A split image with a colorful 3D digital rendering of buildings on the left and a person wearing glasses, standing with arms crossed and smiling, on the right. The background behind the person appears to be a modern architectural structure.
Refik Anadol, right.

The world’s first museum of AI arts will open at The Grand in Downtown Los Angeles, California next year. The museum, called Dataland, is being spearheaded by Refik Anadol whom the Los Angeles Times characterizes as a “leader of AI-generated art.”

The privately funded 20,000-square-foot museum will collect and preserve artwork generated by artificial intelligence. Anadol says it won’t be like any other museum describing it as a “living museum” made of pixels and voxels.

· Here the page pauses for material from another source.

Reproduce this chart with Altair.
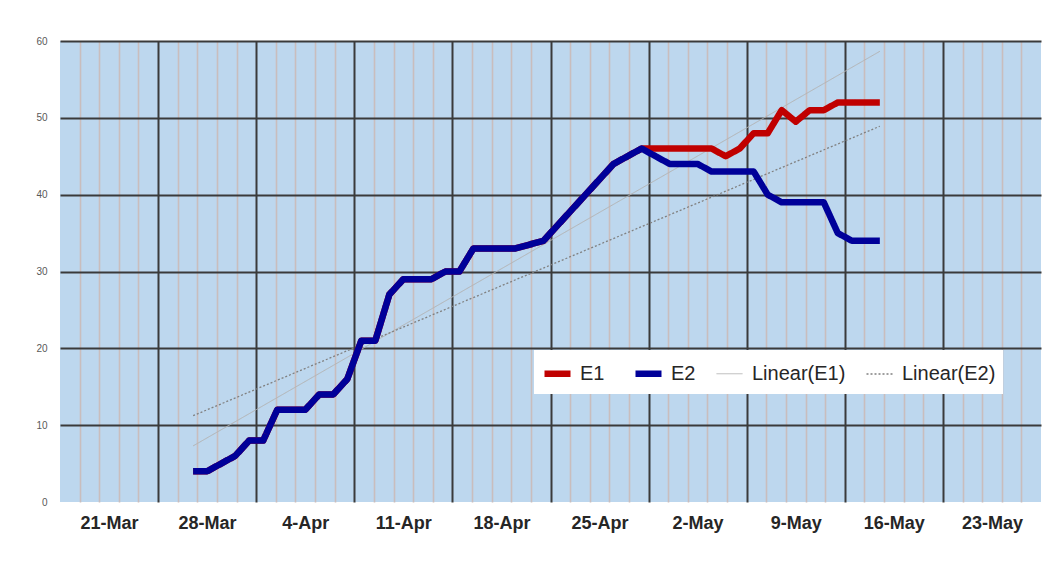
import datetime as dt
import altair as alt
import pandas as pd

# ---- data ----
dates = (
    ["2020-03-30", "2020-03-31"]
    + ["2020-04-%02d" % d for d in range(1, 31)]
    + ["2020-05-%02d" % d for d in range(1, 19)]
)
e2 = [4, 4, 5, 6, 8, 8, 12, 12, 12, 14, 14, 16, 21, 21, 27, 29, 29, 29, 30, 30,
      33, 33, 33, 33, 33.5, 34, 36, 38, 40, 42, 44, 45, 46,
      45, 44, 44, 44, 43, 43, 43, 43, 40, 39, 39, 39, 39, 35, 34, 34, 34]
e1 = e2[:33] + [46, 46, 46, 46, 46, 45, 46, 48, 48, 51, 49.5, 51, 51, 52, 52, 52, 52]

series_names = ["E1", "E2", "Linear(E1)", "Linear(E2)"]
series_colors = ["#C00000", "#000099", "#B4B4B4", "#808080"]
series_dash = [[1, 0], [1, 0], [1, 0], [2, 2]]
series_width = [6.5, 6.5, 1, 1.3]

df = pd.DataFrame({
    "date": dates + dates,
    "series": ["E1"] * len(dates) + ["E2"] * len(dates),
    "value": e1 + e2,
})

# ---- axis ticks: weekly major, minor = major/5 (Excel default) ----
start = dt.datetime(2020, 3, 21)
tick_vals = []
for k in range(50):
    t = start + dt.timedelta(minutes=2016 * k)
    tick_vals.append(alt.DateTime(year=t.year, month=t.month, date=t.day,
                                  hours=t.hour, minutes=t.minute))

MAJOR = "hours(datum.value) == 0 && minutes(datum.value) == 0"

x_axis = alt.Axis(
    values=tick_vals,
    grid=True,
    gridColor=alt.condition(MAJOR, alt.value("#3a3a3a"), alt.value("#c9bdbd")),
    gridWidth=alt.condition(MAJOR, alt.value(2), alt.value(1.6)),
    gridOpacity=alt.condition("datum.index == 0", alt.value(0), alt.value(1)),
    labelExpr="(hours(datum.value) == 0 && minutes(datum.value) == 0) ? timeFormat(datum.value, '%-d-%b') : ''",
    labelOffset=49,
    labelPadding=12,
    labelFont="Liberation Sans",
    labelFontSize=18,
    labelFontWeight="bold",
    labelColor="#262626",
    labelOverlap=False,
    labelBound=False,
    labelFlush=False,
    domain=False,
    ticks=False,
    title=None,
)

y_axis = alt.Axis(
    values=[0, 10, 20, 30, 40, 50, 60],
    grid=True,
    gridColor="#3a3a3a",
    gridWidth=2,
    gridOpacity=alt.condition("datum.value == 0", alt.value(0), alt.value(1)),
    labelFont="Liberation Sans",
    labelFontSize=10,
    labelColor="#595959",
    labelPadding=13,
    domain=False,
    ticks=False,
    title=None,
)

legend = alt.Legend(
    title=None,
    orient="none",
    legendX=474,
    legendY=309,
    direction="horizontal",
    columns=4,
    fillColor="white",
    padding=7,
    symbolType="stroke",
    symbolSize=676,
    labelFont="Liberation Sans",
    labelFontSize=20,
    labelColor="#262626",
    labelOffset=6,
    columnPadding=17,
)

x_scale = alt.Scale(domain=[alt.DateTime(year=2020, month=3, date=21),
                            alt.DateTime(year=2020, month=5, date=30)])
y_scale = alt.Scale(domain=[0, 60], nice=False)


def enc(ch):
    return ch.encode(
        x=alt.X("t:T", scale=x_scale, axis=x_axis),
        y=alt.Y("value:Q", scale=y_scale, axis=y_axis),
        color=alt.Color("series:N", scale=alt.Scale(domain=series_names, range=series_colors), legend=legend),
        strokeDash=alt.StrokeDash("series:N", scale=alt.Scale(type="ordinal", domain=series_names, range=series_dash), legend=legend),
        strokeWidth=alt.StrokeWidth("series:N", scale=alt.Scale(type="ordinal", domain=series_names, range=series_width), legend=legend),
    )


base = alt.Chart(df).transform_calculate(t="toDate(datum.date + 'T12:00:00')")

trend = enc(
    base.transform_regression("t", "value", groupby=["series"])
    .transform_calculate(series="'Linear(' + datum.series + ')'")
    .mark_line(strokeCap="butt")
)
line_e1 = enc(base.transform_filter("datum.series == 'E1'").mark_line(strokeJoin="round", strokeCap="butt"))
line_e2 = enc(base.transform_filter("datum.series == 'E2'").mark_line(strokeJoin="round", strokeCap="butt"))

chart = (
    alt.layer(trend, line_e1, line_e2)
    .properties(
        width=981,
        height=461,
        autosize=alt.AutoSizeParams(type="none"),
        padding={"left": 52, "top": 33, "right": 10, "bottom": 60},
        background="white",
    )
    .configure_view(stroke=None, fill="#BDD7EE")
)

chart.save("out.html", embed_options={"renderer": "svg", "actions": False})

Turkish-American new media artist Anadol has previously had his work displayed at the Museum of Moden Art (MoMA) in New York and, most recently, at the United Nations headquarters. His artwork Unsupervised — which was acquired by MoMA for its permanent collection — is a “constantly morphing abstraction” being generated in real-time using MoMA’s collection of tens of thousands of pictures as its data set.


Anadol has made a point of using ethical data sets that draw upon the collections of the Smithsonian, London’s Natural History Museum, and the Cornell Lab of Ornithology. He was granted permission for all of the data he uses for his AI model which he calls the “Large Nature Model.” The model is run on Google servers in Oregon that only use renewable energy.

The museum will be a test to see if AI art can be taken seriously. The building the museum will be housed in is among some of L.A.’s most prominent high-culture venues like the Museum of Contemporary Art. Critics have previously derided Anadol’s work as “over-hyped and mediocre” but as can be seen from the video below, his work has the power to draw huge crowds.


Anadol says AI is not a tool but beyond a tool. “Literally, in human history, we have never had intelligence as a technology,” he tells The Guardian. “I don’t believe machines should be the only creators. It’s a horrible future if you just let the machines do creative work.”

He says that artists should build their own AI tools and that using a model that somebody else has built isn’t good enough.

“I collect my own data, train my own model,” he says. “I am literally co-creating with the machine in every single step.”